With Roger Watson resigning from the Danielsville City Council, the remaining three members must act in unison if they want to get anything done — that’s not a hope for harmony, but a legal fact.
City attorney Victor Johnson told council members Monday that the city code requires at least three “yes” votes from the council before action can be taken on any matter.
“It takes three council members to take any action, whether by ordinance, resolution or motion,” Johnson told the council, noting that the three-vote requirement was included in the city charter, which was renewed in 1999.
Johnson said the requirement has hampered the council at times, leaving the group unable to take action when there is either a vacancy at the table or an absence for medical reasons.
“If you’ve only got two council members (at the table), you can’t do anything,” said Johnson. “I suggest removing the requirements of three votes for a motion.”
The attorney noted that if there are only three council members and the group votes to do something by a 2-1 vote, then the action fails, since it didn’t have the required three “yes” votes.

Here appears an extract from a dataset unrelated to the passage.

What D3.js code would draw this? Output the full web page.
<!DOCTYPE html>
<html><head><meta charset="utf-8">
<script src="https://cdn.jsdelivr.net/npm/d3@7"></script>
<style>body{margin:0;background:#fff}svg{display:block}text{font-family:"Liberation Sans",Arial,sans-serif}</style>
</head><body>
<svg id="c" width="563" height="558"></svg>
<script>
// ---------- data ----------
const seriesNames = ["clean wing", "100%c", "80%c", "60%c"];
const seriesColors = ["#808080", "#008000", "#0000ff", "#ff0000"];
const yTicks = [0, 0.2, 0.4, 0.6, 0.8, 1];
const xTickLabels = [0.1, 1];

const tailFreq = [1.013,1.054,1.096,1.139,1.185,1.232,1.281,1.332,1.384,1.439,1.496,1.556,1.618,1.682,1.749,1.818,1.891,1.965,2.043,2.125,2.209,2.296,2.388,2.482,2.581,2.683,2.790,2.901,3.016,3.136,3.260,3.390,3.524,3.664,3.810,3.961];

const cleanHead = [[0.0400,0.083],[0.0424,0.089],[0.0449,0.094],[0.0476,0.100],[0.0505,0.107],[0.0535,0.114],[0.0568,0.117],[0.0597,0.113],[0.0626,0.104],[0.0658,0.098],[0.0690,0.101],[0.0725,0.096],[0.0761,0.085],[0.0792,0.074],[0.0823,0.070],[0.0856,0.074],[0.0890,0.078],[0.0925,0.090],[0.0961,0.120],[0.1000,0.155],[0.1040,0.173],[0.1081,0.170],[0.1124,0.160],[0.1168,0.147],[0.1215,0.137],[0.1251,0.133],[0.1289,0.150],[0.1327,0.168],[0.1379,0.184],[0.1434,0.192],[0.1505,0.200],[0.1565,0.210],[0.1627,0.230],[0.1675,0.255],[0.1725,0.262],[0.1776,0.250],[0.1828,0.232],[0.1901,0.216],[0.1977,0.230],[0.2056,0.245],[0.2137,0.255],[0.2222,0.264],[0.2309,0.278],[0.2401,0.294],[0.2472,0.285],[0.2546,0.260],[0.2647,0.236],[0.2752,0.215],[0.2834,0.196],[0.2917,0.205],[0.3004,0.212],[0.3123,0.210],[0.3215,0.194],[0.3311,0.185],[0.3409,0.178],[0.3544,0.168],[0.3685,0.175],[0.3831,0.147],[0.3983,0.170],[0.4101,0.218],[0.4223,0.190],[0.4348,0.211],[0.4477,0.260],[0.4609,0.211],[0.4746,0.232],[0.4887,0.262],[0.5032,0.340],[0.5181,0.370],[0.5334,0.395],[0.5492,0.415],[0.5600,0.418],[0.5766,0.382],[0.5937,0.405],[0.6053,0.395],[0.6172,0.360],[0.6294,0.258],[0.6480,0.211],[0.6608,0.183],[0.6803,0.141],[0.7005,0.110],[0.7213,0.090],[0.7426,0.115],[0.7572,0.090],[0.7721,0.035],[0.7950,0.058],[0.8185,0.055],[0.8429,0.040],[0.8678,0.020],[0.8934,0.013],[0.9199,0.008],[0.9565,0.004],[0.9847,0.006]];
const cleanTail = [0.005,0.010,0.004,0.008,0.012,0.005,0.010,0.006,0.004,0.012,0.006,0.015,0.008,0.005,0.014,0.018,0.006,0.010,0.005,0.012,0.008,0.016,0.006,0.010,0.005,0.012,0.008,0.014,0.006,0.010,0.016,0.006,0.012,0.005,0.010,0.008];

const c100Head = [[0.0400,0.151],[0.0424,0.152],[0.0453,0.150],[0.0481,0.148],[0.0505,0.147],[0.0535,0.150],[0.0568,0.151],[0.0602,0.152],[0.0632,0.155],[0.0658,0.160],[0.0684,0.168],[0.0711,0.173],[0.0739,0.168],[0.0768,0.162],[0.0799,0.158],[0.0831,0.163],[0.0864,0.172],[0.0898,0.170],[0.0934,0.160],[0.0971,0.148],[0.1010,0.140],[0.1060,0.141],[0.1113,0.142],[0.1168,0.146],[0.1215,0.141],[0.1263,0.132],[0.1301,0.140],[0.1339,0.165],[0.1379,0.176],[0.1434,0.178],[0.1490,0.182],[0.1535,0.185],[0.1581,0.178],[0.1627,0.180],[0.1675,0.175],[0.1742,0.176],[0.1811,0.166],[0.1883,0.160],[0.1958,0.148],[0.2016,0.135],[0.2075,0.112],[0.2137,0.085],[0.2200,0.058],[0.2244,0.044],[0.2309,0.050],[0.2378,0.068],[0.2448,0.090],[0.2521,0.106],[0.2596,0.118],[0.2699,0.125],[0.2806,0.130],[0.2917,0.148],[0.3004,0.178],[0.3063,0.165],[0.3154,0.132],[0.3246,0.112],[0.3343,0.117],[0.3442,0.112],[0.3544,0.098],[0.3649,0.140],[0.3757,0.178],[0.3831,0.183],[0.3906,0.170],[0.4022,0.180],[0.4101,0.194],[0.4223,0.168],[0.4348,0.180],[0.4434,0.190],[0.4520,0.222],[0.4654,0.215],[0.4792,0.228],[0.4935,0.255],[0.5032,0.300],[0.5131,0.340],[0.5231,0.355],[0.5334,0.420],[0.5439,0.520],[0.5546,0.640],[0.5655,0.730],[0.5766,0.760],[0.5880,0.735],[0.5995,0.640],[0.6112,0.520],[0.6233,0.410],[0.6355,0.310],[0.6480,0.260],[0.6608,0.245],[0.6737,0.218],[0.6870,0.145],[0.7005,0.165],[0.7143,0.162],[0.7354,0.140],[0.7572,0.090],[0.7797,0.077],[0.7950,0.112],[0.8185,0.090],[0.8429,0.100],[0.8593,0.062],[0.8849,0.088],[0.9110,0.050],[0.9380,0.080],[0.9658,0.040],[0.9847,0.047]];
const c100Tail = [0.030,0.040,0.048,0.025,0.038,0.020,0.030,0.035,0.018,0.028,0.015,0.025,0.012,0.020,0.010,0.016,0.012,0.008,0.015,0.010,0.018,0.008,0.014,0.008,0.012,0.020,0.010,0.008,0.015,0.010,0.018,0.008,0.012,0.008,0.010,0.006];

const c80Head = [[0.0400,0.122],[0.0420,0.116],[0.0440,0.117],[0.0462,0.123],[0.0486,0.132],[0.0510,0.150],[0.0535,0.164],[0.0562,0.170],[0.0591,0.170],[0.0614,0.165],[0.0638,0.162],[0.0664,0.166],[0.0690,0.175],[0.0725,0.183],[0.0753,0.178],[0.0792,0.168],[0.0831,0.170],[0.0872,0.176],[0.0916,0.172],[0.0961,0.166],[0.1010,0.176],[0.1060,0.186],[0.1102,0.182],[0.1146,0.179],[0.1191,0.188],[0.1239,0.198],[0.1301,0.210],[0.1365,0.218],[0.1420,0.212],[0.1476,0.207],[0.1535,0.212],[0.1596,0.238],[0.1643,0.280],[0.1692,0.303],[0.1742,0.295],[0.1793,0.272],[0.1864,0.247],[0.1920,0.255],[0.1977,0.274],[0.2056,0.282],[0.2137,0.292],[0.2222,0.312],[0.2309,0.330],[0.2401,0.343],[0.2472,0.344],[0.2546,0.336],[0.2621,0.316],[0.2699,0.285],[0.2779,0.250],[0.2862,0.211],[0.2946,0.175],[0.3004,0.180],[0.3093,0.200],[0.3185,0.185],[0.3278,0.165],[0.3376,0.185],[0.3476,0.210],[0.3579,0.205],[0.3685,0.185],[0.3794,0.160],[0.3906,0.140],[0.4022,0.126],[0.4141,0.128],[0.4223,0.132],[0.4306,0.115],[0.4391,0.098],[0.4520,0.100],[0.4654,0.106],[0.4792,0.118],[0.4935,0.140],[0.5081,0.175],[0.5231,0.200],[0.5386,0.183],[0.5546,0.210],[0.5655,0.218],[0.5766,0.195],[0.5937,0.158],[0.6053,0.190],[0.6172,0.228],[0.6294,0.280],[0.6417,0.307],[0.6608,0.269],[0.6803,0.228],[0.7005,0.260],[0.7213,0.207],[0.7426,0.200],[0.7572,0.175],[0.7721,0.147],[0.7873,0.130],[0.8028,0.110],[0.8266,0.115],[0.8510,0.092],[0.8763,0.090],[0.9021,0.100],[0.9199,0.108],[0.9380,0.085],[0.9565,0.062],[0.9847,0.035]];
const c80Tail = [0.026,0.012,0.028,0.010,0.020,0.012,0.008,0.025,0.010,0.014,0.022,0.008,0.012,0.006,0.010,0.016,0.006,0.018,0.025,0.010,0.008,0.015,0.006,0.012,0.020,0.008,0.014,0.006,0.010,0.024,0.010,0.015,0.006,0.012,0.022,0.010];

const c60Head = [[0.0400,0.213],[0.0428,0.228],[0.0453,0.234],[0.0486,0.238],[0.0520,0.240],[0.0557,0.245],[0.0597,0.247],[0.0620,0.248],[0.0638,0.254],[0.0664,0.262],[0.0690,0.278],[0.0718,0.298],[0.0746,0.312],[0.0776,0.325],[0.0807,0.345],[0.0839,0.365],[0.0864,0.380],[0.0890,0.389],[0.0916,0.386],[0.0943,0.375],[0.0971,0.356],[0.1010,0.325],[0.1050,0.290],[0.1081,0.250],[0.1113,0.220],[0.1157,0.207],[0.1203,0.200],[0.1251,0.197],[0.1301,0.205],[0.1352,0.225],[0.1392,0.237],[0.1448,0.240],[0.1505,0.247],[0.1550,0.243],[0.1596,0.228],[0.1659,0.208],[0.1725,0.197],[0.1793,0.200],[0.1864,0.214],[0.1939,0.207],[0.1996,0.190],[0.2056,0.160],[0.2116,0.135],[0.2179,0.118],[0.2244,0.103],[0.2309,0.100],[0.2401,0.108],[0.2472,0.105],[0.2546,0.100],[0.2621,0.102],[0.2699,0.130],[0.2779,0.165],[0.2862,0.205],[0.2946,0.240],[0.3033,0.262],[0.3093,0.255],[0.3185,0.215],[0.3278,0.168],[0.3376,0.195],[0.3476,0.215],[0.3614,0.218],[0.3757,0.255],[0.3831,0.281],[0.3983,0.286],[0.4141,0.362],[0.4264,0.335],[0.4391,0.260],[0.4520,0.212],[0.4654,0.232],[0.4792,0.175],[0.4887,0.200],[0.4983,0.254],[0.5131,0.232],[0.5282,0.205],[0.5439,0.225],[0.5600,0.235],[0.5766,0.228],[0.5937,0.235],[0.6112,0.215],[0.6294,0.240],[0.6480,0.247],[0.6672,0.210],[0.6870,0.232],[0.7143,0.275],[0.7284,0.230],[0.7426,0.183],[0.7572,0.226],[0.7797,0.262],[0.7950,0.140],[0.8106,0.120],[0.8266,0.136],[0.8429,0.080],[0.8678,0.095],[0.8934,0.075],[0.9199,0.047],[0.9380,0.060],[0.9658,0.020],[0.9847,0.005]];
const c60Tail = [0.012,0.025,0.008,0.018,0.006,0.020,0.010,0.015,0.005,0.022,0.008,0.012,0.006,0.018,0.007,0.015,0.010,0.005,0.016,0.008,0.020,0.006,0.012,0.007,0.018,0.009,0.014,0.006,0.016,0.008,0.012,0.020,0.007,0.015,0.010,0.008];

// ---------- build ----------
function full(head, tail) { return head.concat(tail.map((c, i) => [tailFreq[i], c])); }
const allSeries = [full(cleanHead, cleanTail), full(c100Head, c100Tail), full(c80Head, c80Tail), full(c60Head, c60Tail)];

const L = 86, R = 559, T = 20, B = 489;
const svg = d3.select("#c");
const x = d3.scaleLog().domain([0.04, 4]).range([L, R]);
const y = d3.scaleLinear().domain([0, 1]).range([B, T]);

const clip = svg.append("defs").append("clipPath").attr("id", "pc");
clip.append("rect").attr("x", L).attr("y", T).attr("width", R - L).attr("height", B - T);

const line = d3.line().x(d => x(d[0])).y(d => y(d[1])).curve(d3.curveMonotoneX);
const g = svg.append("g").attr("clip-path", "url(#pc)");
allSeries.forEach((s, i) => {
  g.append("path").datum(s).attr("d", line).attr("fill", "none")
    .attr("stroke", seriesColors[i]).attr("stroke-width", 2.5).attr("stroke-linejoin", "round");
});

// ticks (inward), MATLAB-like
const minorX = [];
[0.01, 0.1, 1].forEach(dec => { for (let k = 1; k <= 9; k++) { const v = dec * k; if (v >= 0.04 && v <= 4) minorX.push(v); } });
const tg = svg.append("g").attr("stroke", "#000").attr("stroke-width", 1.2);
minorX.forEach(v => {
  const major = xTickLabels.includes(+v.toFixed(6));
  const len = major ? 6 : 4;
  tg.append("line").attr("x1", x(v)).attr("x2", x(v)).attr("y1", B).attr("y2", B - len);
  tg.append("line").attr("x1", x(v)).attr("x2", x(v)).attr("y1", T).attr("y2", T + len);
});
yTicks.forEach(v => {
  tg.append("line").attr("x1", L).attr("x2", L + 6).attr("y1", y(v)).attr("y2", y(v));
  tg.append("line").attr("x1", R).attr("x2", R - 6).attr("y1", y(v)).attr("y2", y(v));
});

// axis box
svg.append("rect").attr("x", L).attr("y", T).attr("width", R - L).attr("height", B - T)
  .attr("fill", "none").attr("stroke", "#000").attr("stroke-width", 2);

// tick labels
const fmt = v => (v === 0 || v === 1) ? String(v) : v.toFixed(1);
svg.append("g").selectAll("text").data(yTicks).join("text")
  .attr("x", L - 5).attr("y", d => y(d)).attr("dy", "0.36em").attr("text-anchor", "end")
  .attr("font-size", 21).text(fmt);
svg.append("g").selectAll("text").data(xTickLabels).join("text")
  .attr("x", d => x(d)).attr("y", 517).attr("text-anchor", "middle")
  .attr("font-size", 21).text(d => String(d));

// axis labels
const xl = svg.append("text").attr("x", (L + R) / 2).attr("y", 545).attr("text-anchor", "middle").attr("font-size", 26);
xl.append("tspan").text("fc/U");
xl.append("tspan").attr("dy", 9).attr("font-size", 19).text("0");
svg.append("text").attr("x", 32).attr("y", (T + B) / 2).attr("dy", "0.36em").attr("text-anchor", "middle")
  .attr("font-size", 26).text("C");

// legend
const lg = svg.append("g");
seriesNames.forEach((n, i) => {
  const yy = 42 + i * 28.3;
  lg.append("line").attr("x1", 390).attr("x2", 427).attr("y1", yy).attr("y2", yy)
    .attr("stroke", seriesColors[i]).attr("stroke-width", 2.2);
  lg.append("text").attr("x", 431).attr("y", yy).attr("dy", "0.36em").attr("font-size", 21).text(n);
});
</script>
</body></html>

Danielsville is supposed to have a four-person council, with the mayor voting to break 2-2 ties.
Johnson said the three-vote requirement make sense on votes on ordinances, which are rarely changed.

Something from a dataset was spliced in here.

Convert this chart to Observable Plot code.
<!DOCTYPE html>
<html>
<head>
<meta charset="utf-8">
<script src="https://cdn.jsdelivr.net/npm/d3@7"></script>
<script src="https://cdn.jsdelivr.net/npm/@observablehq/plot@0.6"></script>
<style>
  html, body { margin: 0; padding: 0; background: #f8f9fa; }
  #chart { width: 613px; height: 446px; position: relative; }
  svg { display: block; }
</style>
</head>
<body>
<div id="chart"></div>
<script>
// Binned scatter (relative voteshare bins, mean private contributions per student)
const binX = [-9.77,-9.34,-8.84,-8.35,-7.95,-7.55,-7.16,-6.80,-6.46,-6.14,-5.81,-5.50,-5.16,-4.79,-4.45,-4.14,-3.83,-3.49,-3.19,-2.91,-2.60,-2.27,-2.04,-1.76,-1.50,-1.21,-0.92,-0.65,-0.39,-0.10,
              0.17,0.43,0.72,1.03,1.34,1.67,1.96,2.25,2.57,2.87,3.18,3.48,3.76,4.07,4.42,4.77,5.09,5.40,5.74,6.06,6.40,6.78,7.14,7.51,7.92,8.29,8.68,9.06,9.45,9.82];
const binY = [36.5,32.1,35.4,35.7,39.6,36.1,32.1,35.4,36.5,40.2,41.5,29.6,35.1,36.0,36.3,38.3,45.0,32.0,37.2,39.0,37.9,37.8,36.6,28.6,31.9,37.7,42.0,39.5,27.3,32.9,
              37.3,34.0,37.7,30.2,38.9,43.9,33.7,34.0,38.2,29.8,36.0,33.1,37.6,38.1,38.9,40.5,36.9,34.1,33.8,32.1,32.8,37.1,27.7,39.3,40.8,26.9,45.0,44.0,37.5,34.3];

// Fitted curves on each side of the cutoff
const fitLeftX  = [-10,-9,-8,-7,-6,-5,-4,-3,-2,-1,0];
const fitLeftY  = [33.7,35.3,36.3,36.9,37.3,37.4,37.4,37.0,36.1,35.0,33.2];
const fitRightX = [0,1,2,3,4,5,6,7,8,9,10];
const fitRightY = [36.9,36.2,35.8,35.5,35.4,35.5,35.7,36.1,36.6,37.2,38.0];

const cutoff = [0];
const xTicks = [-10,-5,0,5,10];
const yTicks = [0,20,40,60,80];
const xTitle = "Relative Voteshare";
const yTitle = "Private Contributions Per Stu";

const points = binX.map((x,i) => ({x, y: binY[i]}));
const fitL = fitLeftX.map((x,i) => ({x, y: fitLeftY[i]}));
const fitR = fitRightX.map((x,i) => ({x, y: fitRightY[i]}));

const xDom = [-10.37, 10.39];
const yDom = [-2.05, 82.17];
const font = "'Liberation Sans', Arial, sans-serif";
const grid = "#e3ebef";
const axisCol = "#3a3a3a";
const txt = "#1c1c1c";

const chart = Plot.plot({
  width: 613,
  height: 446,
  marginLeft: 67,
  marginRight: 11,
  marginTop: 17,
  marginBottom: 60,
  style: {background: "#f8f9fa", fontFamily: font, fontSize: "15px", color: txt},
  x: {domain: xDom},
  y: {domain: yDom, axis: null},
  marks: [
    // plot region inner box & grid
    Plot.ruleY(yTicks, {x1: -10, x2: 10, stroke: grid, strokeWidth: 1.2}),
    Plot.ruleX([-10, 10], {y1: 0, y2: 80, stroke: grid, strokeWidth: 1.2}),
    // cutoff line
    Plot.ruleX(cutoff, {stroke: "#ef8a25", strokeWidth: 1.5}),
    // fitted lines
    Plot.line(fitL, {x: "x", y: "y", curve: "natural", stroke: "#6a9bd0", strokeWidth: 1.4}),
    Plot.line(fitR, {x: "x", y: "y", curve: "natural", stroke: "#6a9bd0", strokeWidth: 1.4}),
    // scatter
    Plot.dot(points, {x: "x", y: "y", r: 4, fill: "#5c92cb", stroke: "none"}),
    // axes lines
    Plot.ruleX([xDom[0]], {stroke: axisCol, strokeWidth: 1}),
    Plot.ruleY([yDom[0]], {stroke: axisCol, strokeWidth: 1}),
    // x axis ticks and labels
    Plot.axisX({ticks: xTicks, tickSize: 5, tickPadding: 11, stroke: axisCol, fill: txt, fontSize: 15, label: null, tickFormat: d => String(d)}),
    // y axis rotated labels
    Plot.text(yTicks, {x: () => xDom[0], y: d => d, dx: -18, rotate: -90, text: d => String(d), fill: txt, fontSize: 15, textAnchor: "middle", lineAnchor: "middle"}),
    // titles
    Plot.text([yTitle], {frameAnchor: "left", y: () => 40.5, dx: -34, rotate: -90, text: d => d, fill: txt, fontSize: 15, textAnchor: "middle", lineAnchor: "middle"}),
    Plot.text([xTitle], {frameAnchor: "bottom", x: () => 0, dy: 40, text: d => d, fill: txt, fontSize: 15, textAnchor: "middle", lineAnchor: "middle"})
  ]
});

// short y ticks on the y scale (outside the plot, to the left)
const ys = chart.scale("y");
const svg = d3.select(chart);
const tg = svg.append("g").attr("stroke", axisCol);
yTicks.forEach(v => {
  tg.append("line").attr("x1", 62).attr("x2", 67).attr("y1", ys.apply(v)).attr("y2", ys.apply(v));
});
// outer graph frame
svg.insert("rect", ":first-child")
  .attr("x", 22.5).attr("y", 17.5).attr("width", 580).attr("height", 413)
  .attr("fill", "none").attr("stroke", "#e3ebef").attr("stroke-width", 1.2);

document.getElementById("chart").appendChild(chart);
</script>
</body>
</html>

“But, for instance, if you had to make a payment on a line of credit, and you’ve only got two council members present, then you can’t authorize it,” he said.

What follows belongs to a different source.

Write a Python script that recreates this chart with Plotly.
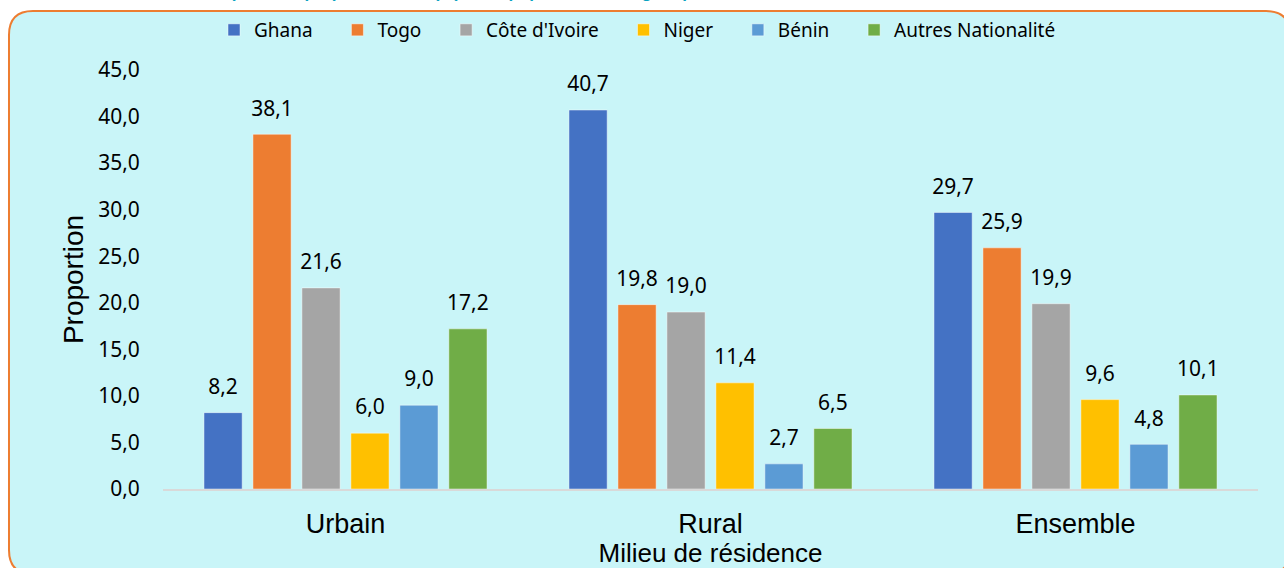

Johnson urged the council to consider submitting a proposed change in the city charter to the Georgia General Assembly at least by next month’s meeting.
Council member Barbara Dove has announced that she plans to resign from council, along with Watson. However, if she did that now, the Danielsville council would have only two members, Janice Merk and Junne Temple. But Dove said she will stay with the group until a special election is held March 17 to fill Watson’s seat.
“This (the three-vote issue) was brought up one time before,” said Dove, noting that she and Watson voted for Johnson’s proposed change back in January 2008, but another council member blocked the measure.
Dove said she doesn’t support the change now.
“I know you already got somebody thinking who they’re going to put in here to replace me,” said Dove. “So, I’m not going to vote for that. If you want to put it on the agenda, you can, but I’m not going to vote for it. … But I am staying for the reason there’ll be three here. So if something comes up where the city needs something, I will be here.”
In other matters, the investigation continues into how much money former Danielsville City Clerk Michelle Dills allegedly took from the city. She was arrested in October on a felony theft charge for allegedly stealing $56,000 in city funds in 2006, but the total dollar figure is expected to be more than that, once the review of financial records from other years is completed. The council approved overtime pay Monday for employees who are going through city financial records and making copies for investigators. City clerk Connie Riley told the council that she doesn’t anticipate overtime related to the investigation being necessary after January.
The council agreed to cover part of the cost of a sewer line extension about 300 feet down Hwy. 29 from Graham Law Firm to the Madison Animal Hospital. The council agreed to pay approximately $2,600 so the new line will be an eight-inch, rather than six-inch pipe. That line may eventually be extended to the Golden Pantry.
The council also approved Temple as mayor pro tem Monday.